• This is the first improvement in the sovereign rating obtained since June 2017; it highlights macroeconomic strength and good debt management.

Moody’s Ratings, a credit rating agency, has upgraded the credit rating of the Dominican Republic, raising it from “Ba3+” to “Ba2” with a stable outlook, which emphasizes the country’s macroeconomic strength, sustained growth, and significant institutional progress.

According to the report published this Friday, Moody’s highlights that the Dominican economy has maintained an average growth rate close to 5% annually over the past 15 years, driven by greater diversification of productive sources, structural reforms, and a stable macroeconomic environment.

Since 2020, the country has not only quickly resumed the growth path after the effects of the pandemic but has also strengthened its institutions at both the legislative and executive levels, supported by an active civil society.

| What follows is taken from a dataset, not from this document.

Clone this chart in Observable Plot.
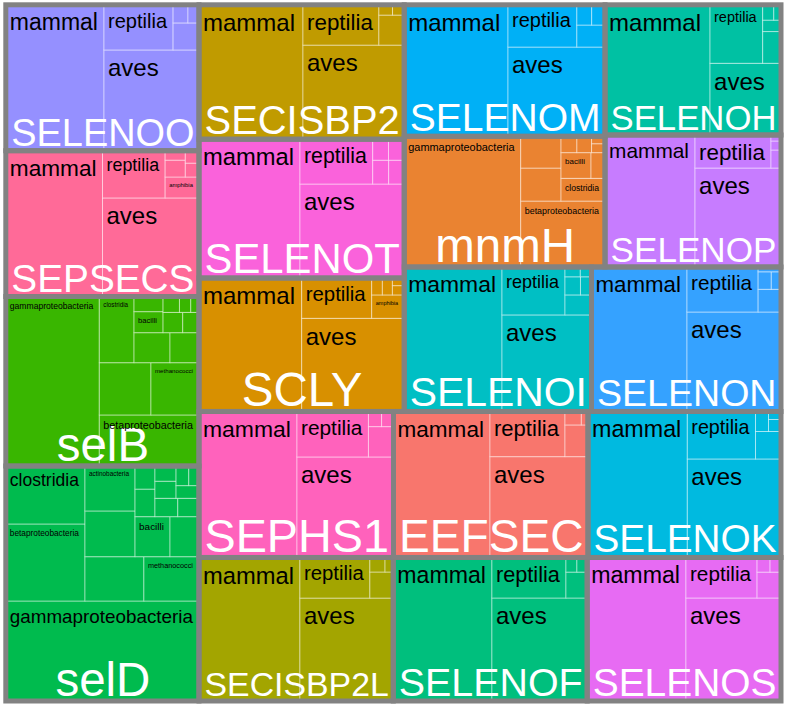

“High political stability, especially compared to other Ba-rated countries and regional peers, helps the Dominican Republic consistently attract high levels of foreign direct investment, increased tourism revenues, and a steady flow of remittances from abroad. These factors support the country’s foreign exchange reserves, which remain at historically high levels, strengthening its external position and limiting its vulnerability to event risks,” the document states.

The agency also highlights improvements in public administration, reflected in greater fiscal planning capacity, prudent debt management, and political and social cohesion that contrasts with the high polarization observed in other countries in the region.

This is Moody’s first sovereign rating upgrade for the Dominican Republic since June 2017. The decision was made following the change in outlook from stable to positive in 2023, when the agency recognized the country’s proactive debt management and institutional progress.